Al contrario, la stragrande maggioranza delle gelaterie utilizza come base un semilavorato in polvere per ottenere un gelato cremoso, strutturato, voluminoso e sapido al gusto contenente latte scremato in polvere, sciroppo di glucosio disidratato, destrosio, proteine del latte, grassi vegetali (cocco, palma), emulsionanti: E471, E 472a, E 472b, E 477, addensanti: E 466, E410, E412, aromi, sale. A questo andrà aggiunto un altro semilavorato in polvere, usato come stabilizzante, che a sua volta può contenere: destrosio, addensante E412, amido, poi l’aggiunta di una pasta insaporente, come ad esempio il pistacchio [pistacchi (oltre il 90%), olio di girasole, sale, estratti vegetali, emulsionante: E322, colorante: E 133, antiossidante: E 307, e infine l’aggiunta di acqua, panna, latte per avere un prodotto dalla consistenza e la cremosità tipica del gelato. Ma non è solo l’impiego dei “semilavorati” a declassare il gelato dal punto di visto nutritivo, anche la qualità degli altri ingredienti aggiunti è fondamentale come sostituire il latte fresco di alta qualità con il latte UHT, il cioccolato pregiato con il surrogato, la panna fresca con la panna UHT, la frutta fresca con gli sciroppi di frutta, il caffè arabica con un robusta mediocre, il pistacchio siciliano di Bronte con i pistacchi importati dalla Turchia, le nocciole piemontesi con quelle di altri Paesi più a buon mercato.
Il tocco di classe dei veri maestri è invece inventare gusti e abbinamenti nuovi, proprio come fanno gli chef in cucina. In questo caso, però, il lavoro dell’artigiano consiste nello scegliere la frutta di stagione valutandone il grado di maturazione, con un’attenta selezione ai prodotti DOP, IGP o provenienti da agricoltura biologica, cercando di privilegiare le produzioni locali. L’alternativa è la frutta surgelata oppure puree simili alla marmellata da abbinare agli aromi per rafforzarne il sapore.

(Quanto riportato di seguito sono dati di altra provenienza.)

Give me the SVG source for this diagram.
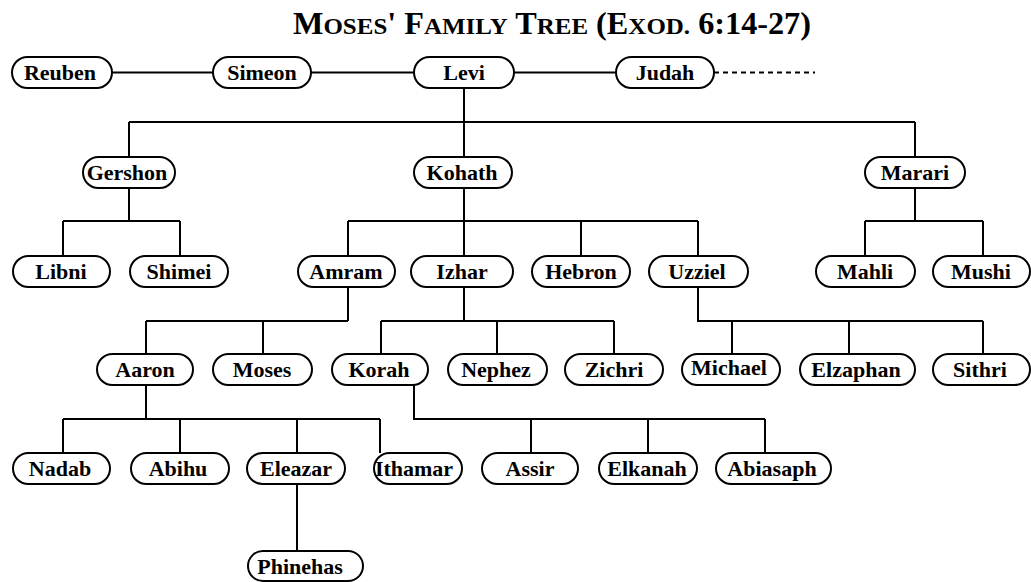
<svg xmlns="http://www.w3.org/2000/svg" width="1031" height="582" viewBox="0 0 1031 582">
<style>
.n rect{fill:#fff;stroke:#000;stroke-width:2}
.n text{font-family:"Liberation Serif","Times New Roman",serif;font-weight:bold;font-size:22px;text-anchor:middle;fill:#000}
#connectors path{fill:none;stroke:#000;stroke-width:2}
.t{font-family:"Liberation Serif","Times New Roman",serif;font-weight:bold;fill:#000}
</style>
<rect width="1031" height="582" fill="#fff"/>
<text class="t" x="293" y="34" textLength="518" lengthAdjust="spacingAndGlyphs"><tspan font-size="31">M</tspan><tspan font-size="24">OSES</tspan><tspan font-size="31">' F</tspan><tspan font-size="24">AMILY</tspan><tspan font-size="31"> T</tspan><tspan font-size="24">REE</tspan><tspan font-size="31"> (E</tspan><tspan font-size="24">XOD.</tspan><tspan font-size="31"> 6:14-27)</tspan></text>
<g id="connectors">
<path d="M112 72.5H213M311 72.5H414M514 72.5H616"/>
<path d="M714 72.5H815" stroke-dasharray="5 4"/>
<path d="M464 88V122M129 122H915M129 122V157M464 122V157M915 122V157"/>
<path d="M129 188V221M63 221H180M63 221V256M180 221V256"/>
<path d="M464 188V221M348 221H698M348 221V256M464 221V256M581 221V256M698 221V256"/>
<path d="M915 188V221M865 221H983M865 221V256M983 221V256"/>
<path d="M348 287V321M146 321H348M146 321V354M263 321V354"/>
<path d="M464 287V321M381 321H614M381 321V354M497 321V354M614 321V354"/>
<path d="M698 287V321H983M732 321V354M849 321V354M983 321V354"/>
<path d="M146 385V419M63 419H380M63 419V453M180 419V453M297 419V453M380 419V453"/>
<path d="M414 385V419H765M531 419V453M648 419V453M765 419V453"/>
<path d="M297 484V551"/>
</g>
<g id="reuben" class="n"><rect x="12" y="57" width="100" height="31" rx="15.5"/><text x="60" y="80">Reuben</text></g>
<g id="simeon" class="n"><rect x="213" y="57" width="98" height="31" rx="15.5"/><text x="262" y="80">Simeon</text></g>
<g id="levi" class="n"><rect x="414" y="57" width="100" height="31" rx="15.5"/><text x="464" y="80">Levi</text></g>
<g id="judah" class="n"><rect x="616" y="57" width="98" height="31" rx="15.5"/><text x="665" y="80">Judah</text></g>
<g id="gershon" class="n"><rect x="83" y="157" width="92" height="31" rx="15.5"/><text x="127" y="180">Gershon</text></g>
<g id="kohath" class="n"><rect x="414" y="157" width="98" height="31" rx="15.5"/><text x="462" y="180">Kohath</text></g>
<g id="marari" class="n"><rect x="865" y="157" width="100" height="31" rx="15.5"/><text x="915" y="180">Marari</text></g>
<g id="libni" class="n"><rect x="13" y="256" width="97" height="31" rx="15.5"/><text x="61" y="279">Libni</text></g>
<g id="shimei" class="n"><rect x="130" y="256" width="98" height="31" rx="15.5"/><text x="179" y="279">Shimei</text></g>
<g id="amram" class="n"><rect x="298" y="256" width="97" height="31" rx="15.5"/><text x="346" y="279">Amram</text></g>
<g id="izhar" class="n"><rect x="411" y="256" width="102" height="31" rx="15.5"/><text x="462" y="279">Izhar</text></g>
<g id="hebron" class="n"><rect x="532" y="256" width="98" height="31" rx="15.5"/><text x="581" y="279">Hebron</text></g>
<g id="uzziel" class="n"><rect x="649" y="256" width="99" height="31" rx="15.5"/><text x="697" y="279">Uzziel</text></g>
<g id="mahli" class="n"><rect x="816" y="256" width="99" height="31" rx="15.5"/><text x="865" y="279">Mahli</text></g>
<g id="mushi" class="n"><rect x="933" y="256" width="97" height="31" rx="15.5"/><text x="981" y="279">Mushi</text></g>
<g id="aaron" class="n"><rect x="97" y="354" width="96" height="31" rx="15.5"/><text x="145" y="377">Aaron</text></g>
<g id="moses" class="n"><rect x="213" y="354" width="99" height="31" rx="15.5"/><text x="262" y="377">Moses</text></g>
<g id="korah" class="n"><rect x="332" y="354" width="96" height="31" rx="15.5"/><text x="379" y="377">Korah</text></g>
<g id="nephez" class="n"><rect x="448" y="354" width="99" height="31" rx="15.5"/><text x="496" y="377">Nephez</text></g>
<g id="zichri" class="n"><rect x="565" y="354" width="98" height="31" rx="15.5"/><text x="614" y="377">Zichri</text></g>
<g id="michael" class="n"><rect x="682" y="354" width="98" height="31" rx="15.5"/><text x="729" y="375">Michael</text></g>
<g id="elzaphan" class="n"><rect x="800" y="354" width="115" height="31" rx="15.5"/><text x="856" y="377">Elzaphan</text></g>
<g id="sithri" class="n"><rect x="933" y="354" width="97" height="31" rx="15.5"/><text x="980" y="377">Sithri</text></g>
<g id="nadab" class="n"><rect x="13" y="453" width="97" height="31" rx="15.5"/><text x="60" y="476">Nadab</text></g>
<g id="abihu" class="n"><rect x="131" y="453" width="98" height="31" rx="15.5"/><text x="178" y="476">Abihu</text></g>
<g id="eleazar" class="n"><rect x="247" y="453" width="98" height="31" rx="15.5"/><text x="296" y="476">Eleazar</text></g>
<g id="ithamar" class="n"><rect x="374" y="453" width="88" height="31" rx="15.5"/><text x="414" y="476">Ithamar</text></g>
<g id="assir" class="n"><rect x="482" y="453" width="96" height="31" rx="15.5"/><text x="530" y="476">Assir</text></g>
<g id="elkanah" class="n"><rect x="599" y="453" width="98" height="31" rx="15.5"/><text x="647" y="476">Elkanah</text></g>
<g id="abiasaph" class="n"><rect x="716" y="453" width="115" height="31" rx="15.5"/><text x="772" y="476">Abiasaph</text></g>
<g id="phinehas" class="n"><rect x="248" y="551" width="115" height="30" rx="15"/><text x="300" y="574">Phinehas</text></g>
</svg>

Anche in questo caso la frutta, le puree e gli aromi non sono tutti uguali e la qualità dipende, come sempre, dal costo.
L’artigiano del gelato dovrebbe esporre tutti gli ingredienti di ogni singolo gusto e dichiarare l’origine degli stessi, perché è soltanto così che il consumatore può essere realmente informato (e garantito) sulla genuinità.
Considerando la vastità delle variabili, diventa infine molto difficile “quotare” i nutrienti contenuti in un gusto di gelato, a meno che non ci si avvalga di strumenti creati appositamente da professionisti del settore alla ricerca della qualità e della sicurezza alimentare come www.letichetta.eu.